Image de Natalia Mikhaylenko
La Russie a eu ce qu’elle voulait : il n’y aura pas d’intervention militaire occidentale et de changement brutal de régime en Syrie. Mais l’Occident a aussi atteint son objectif : le sort de Bachar Al-Assad servira bientôt de monnaie d’échange lors des discussions sur les changements à venir.
Les représentants politiques russes reconnaissent maintenant en privé que le dictateur syrien a laissé passer sa chance et que les probabilités de le voir rester au palais présidentiel de Tichrine à Damas sont minces. Moscou souhaite d’ailleurs retarder au maximum son départ. Au printemps, déjà, le ministre des Affaires étrangères Sergueï Lavrov avait laissé entendre que la Russie désirait un transfert de pouvoir en Syrie sur le modèle yéménite. Rappelons que, au Yémen, l’ancien président Ali Abdallah Saleh a passé la main au vice-président et est parti dans le calme avec un texte garantissant sa sécurité personnelle dans la poche. Un tel scénario n’aura pas lieu en Syrie. Trop de sang a coulé dans ce pays pour espérer un tel dénouement. De plus, le Yémen ne doit pas composer avec une importante diversité religieuse comme la Syrie.

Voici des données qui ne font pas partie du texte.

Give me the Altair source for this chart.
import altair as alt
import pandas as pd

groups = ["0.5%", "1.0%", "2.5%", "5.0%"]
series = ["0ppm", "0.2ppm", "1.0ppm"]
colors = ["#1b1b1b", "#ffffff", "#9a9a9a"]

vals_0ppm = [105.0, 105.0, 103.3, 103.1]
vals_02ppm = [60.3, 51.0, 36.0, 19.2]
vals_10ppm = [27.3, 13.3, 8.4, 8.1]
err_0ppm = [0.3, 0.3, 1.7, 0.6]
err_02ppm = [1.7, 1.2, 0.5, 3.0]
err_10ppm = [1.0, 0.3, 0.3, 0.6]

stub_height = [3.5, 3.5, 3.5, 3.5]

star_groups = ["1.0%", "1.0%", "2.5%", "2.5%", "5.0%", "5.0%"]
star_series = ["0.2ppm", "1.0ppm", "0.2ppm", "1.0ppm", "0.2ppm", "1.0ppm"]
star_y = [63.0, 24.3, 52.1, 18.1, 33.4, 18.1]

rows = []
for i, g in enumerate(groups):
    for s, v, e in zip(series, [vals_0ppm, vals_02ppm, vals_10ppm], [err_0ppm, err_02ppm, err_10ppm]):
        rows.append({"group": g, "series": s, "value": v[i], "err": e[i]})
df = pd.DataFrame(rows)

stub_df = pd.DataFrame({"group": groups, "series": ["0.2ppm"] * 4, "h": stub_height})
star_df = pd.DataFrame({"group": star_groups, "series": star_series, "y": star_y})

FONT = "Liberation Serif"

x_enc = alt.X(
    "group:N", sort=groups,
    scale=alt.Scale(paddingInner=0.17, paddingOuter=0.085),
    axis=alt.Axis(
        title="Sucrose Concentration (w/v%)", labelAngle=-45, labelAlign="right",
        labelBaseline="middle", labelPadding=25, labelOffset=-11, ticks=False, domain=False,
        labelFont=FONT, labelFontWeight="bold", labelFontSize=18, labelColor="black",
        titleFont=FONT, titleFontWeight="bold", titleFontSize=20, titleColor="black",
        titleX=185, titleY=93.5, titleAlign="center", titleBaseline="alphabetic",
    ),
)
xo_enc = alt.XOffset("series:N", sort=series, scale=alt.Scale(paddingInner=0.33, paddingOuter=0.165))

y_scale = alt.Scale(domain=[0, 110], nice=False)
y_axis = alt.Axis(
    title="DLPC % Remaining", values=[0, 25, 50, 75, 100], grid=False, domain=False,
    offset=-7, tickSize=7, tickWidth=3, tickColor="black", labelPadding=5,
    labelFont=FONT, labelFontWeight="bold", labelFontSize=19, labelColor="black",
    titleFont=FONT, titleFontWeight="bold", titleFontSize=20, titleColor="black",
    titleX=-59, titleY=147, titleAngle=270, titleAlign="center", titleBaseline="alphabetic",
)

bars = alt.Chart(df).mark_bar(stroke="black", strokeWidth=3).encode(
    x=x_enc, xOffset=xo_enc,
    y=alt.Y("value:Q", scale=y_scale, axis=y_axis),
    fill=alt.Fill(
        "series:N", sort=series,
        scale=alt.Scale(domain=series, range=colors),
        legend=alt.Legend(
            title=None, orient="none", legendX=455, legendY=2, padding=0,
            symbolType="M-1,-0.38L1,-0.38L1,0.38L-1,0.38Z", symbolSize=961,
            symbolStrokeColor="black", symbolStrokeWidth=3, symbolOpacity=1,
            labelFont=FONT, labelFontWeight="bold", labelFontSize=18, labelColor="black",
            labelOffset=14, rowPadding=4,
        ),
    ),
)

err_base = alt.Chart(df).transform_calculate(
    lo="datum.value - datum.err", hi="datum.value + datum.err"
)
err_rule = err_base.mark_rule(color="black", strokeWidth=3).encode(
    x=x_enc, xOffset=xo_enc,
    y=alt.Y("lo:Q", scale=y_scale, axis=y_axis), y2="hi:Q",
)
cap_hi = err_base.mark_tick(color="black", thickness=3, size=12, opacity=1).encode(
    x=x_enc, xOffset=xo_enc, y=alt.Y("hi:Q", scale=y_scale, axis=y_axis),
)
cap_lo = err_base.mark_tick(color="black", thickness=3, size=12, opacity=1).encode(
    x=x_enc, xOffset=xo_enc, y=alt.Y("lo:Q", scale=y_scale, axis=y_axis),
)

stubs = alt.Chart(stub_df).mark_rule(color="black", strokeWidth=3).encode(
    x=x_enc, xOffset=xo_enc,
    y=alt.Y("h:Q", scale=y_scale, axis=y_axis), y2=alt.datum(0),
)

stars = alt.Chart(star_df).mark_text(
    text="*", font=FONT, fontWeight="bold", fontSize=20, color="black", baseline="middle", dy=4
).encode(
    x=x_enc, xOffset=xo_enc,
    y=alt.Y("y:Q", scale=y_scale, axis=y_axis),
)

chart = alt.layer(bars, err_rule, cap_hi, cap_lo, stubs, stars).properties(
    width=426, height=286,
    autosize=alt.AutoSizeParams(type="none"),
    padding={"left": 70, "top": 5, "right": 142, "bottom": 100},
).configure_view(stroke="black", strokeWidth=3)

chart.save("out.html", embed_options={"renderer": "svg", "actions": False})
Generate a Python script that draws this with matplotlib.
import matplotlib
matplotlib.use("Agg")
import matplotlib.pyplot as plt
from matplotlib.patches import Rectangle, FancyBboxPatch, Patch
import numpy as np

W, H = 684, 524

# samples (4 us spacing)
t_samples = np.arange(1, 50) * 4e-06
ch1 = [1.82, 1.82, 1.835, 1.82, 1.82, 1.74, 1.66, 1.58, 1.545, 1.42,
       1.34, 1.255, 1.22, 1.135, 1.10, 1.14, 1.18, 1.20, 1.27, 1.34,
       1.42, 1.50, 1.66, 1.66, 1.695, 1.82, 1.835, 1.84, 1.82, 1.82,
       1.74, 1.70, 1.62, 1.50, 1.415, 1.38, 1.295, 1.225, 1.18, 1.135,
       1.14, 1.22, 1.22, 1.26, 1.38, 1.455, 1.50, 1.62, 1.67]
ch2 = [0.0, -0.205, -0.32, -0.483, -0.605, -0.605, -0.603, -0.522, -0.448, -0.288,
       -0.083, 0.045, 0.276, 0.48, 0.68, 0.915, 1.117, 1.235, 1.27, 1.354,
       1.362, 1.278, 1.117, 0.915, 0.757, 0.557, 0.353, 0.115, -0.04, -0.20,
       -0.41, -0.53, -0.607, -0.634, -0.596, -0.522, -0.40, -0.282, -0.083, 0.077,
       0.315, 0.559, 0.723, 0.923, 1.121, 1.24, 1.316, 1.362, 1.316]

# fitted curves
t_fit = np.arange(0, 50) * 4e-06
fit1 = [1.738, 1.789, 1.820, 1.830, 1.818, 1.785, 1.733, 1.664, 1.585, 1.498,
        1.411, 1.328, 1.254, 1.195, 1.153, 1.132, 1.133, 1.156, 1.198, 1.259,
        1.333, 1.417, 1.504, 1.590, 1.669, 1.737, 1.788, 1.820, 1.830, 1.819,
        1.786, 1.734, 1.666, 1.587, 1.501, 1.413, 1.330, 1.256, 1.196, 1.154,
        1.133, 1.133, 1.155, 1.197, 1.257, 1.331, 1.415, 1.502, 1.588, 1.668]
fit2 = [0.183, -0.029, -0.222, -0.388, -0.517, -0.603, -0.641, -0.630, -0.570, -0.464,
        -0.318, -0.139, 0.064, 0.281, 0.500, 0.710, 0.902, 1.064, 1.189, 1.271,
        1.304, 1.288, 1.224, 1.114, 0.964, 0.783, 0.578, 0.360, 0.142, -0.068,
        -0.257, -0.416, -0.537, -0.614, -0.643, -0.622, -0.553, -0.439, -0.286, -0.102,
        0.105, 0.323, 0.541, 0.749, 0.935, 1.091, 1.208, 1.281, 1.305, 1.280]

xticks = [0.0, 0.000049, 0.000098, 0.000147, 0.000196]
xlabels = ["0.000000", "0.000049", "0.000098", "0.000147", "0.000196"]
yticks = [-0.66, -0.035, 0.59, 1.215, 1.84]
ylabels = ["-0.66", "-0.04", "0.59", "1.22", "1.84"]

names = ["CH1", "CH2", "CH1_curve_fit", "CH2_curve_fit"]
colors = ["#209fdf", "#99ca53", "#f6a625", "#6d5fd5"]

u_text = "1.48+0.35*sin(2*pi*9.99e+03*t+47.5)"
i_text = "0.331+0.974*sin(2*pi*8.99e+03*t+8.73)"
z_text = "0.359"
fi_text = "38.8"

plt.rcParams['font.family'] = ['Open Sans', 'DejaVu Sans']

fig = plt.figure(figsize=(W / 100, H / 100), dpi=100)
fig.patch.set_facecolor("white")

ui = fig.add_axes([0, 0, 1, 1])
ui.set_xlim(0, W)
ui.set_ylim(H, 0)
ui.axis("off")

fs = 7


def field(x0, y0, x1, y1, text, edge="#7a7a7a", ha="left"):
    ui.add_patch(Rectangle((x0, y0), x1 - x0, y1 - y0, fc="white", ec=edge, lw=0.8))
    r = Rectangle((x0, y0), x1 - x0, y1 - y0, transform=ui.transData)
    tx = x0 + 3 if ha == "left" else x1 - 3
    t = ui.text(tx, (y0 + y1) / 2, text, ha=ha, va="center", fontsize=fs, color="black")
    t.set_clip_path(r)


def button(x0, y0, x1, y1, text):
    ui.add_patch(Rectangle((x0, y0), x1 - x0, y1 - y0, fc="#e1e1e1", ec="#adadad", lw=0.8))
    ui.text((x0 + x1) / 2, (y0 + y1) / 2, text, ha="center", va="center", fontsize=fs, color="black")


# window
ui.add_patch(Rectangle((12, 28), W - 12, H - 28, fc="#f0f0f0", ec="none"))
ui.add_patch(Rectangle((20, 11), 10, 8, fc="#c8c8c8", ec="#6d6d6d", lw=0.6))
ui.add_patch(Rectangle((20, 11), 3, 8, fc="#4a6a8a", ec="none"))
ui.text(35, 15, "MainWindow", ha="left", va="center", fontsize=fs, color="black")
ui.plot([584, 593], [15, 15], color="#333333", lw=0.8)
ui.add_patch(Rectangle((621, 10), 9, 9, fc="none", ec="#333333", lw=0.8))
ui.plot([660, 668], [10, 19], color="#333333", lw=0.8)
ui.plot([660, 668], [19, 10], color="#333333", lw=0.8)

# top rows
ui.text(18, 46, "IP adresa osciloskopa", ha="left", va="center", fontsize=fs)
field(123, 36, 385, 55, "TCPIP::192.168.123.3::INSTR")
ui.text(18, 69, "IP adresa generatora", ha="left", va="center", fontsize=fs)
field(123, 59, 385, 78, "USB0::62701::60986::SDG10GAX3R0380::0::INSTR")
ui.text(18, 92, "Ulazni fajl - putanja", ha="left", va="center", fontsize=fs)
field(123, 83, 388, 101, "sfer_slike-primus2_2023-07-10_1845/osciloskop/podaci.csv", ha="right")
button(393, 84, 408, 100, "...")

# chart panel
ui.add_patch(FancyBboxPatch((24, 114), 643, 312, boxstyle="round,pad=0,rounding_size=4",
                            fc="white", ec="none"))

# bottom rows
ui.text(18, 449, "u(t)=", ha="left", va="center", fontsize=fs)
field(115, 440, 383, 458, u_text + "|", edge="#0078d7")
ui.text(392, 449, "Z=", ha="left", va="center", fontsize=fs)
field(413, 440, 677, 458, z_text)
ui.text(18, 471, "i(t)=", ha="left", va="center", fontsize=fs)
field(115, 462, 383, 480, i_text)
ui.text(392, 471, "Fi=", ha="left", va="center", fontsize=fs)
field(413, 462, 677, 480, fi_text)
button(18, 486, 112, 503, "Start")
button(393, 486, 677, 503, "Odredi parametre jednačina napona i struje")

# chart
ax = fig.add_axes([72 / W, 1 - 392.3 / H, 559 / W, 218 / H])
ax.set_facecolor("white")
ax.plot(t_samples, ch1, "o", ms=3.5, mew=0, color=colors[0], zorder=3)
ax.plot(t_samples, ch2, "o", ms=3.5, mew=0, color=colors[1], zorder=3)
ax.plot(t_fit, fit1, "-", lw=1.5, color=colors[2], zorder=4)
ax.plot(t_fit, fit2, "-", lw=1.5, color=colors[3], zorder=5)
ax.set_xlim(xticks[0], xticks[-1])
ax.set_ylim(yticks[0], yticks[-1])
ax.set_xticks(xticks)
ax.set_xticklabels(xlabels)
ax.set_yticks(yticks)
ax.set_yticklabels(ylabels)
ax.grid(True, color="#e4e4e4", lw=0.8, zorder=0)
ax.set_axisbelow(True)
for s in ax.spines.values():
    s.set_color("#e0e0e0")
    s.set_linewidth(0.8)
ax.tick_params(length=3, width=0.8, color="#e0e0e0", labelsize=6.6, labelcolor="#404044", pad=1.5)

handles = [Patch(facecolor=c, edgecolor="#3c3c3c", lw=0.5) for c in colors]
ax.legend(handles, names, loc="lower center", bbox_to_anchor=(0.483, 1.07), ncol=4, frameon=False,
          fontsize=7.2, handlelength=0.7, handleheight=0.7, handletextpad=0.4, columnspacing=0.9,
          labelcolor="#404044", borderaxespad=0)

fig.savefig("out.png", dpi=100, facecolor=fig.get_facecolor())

Le prochain dirigeant syrien devra régler deux problèmes quasiment indissociables : conserver la loyauté de l’armée fidèle à Assad et, dans le même temps, démonter le régime. L’opposition ne possède pas encore de personnalité capable de le faire. C’est pourquoi Bachar Al-Assad, qui a tout fait pour que rien ne pousse sur la scène politique syrienne, prétend qu’il n’a pas de contrepartie avec qui négocier. Mais personne n’est irremplaçable : quelqu’un réussira bien à émerger. Quant à Assad, il mettra très probablement le cap sur Minsk. Loukachenko est de toute façon déjà en froid avec la moitié de la planète.
Le Kremlin, lui, ne souhaite pas irriter les pays arabes en accueillant un ex-dictateur sur son territoire. Assad pourra donc aller à la chasse avec l’ancien président kirghize Kourmanbek Bakiev, qui vit déjà en Biélorussie.
Pourtant, il est encore difficile d’imaginer Vladimir Poutine ou Sergueï Lavrov appeler Assad et lui dire : « Faites vos valises, nous ne pouvons plus rien faire pour vous ! ». Ce serait la fin des relations privilégiées entre Moscou et Damas, datant du début du règne d’Hafez Al-Assad, père de l’actuel président, dans les années 70. Même si les intérêts russes en Syrie seront défendus via des accords spéciaux, les nouveaux visages au pouvoir à Damas n’auront plus les numéros russes enregistrés dans le répertoire de leur téléphone portable.